Indiana University Biology Major honored with Outstanding Research Award

Anna Manges, a sophomore biology major and geology minor, was honored by the Pennsylvania Vector Control Association with the Outstanding Undergraduate Student Research Award.

Manges, a student in the Cook Honors College, was nominated for the award by biology faculty member Dr. Tom Simmons. Manges has been part of the Simmons' team of researchers examining blacklegged ticks (insects known to carry Lyme disease) and Lyme disease risks since her freshman year.

Scientists say that the blacklegged tick is the main vector (transmitter) of Lyme disease, an infectious illness that can cause fever, fatigue, headache, joint pain, neck stiffness, loss of ability to move one or both sides of the face, heart palpitations, and other medical complications. In the United States, Lyme disease is the most common vector-borne disease, surpassing mosquito-borne West Nile virus and Zika.

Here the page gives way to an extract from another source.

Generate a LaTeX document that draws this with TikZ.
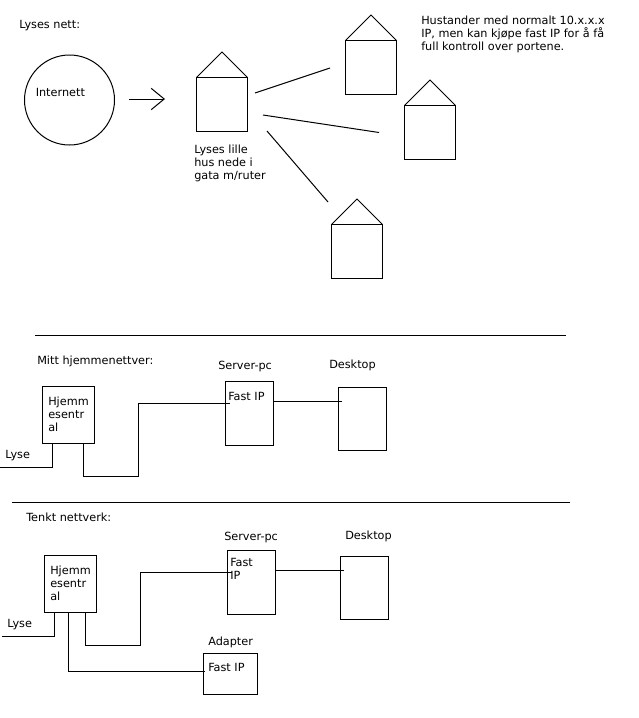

As part of the award, Manges will present her research: “Ticks in the Burgh: Acarological Lyme Disease Risk in the Pittsburgh Regional City Parks" today at the annual conference of the Pennsylvania Vector Control Association in Boalsburg.

Her research included collection of ticks at Pittsburgh's four regional city parks to determine the density and distribution of nymphs as well as the infection prevalence of the Lyme disease spirochete.

Manges, from Indiana, has been an active presenter on the team's blacklegged tick and Lyme disease research, and is the lead author of “First Record of Aedes albopictus (Diptera: Culicidae) and Second Record of Aedes japonicus (Diptera: Culicidae) Parasitized by Water Mites (Acari: Hydrachnidiae) in North America," which discusses water mite parasitism of the Asian tiger mosquito and Asian bush mosquito. Simmons and Pennsylvania Department of Environmental Protection Vector Management scientist Mike Hutchinson are co-authors of the paper, which was published in the July issue of Journal of Medical Entomology.

Manges and other student members also have presented on Lyme disease risks to local Girl Scouts and to the Friends of the Park organization. Work by Simmons, Manges and students Nate Peters and Emily Welsh were recently featured in an extensive article by PennLive about the current state affairs of tick and tick-borne disease research in Pennsylvania:  “Ticks and Lyme disease: The problem no one's really doing anything about."

Manges recipient of the Samuel Mitrovich Scholarship for the Advancement of the Biological Sciences, won an award in the poster competition at the 2017 Women in Mathematics, Science, and Technology  dean's list student,

Simmons and Manges are currently working on a manuscript about the research project for a professional journal.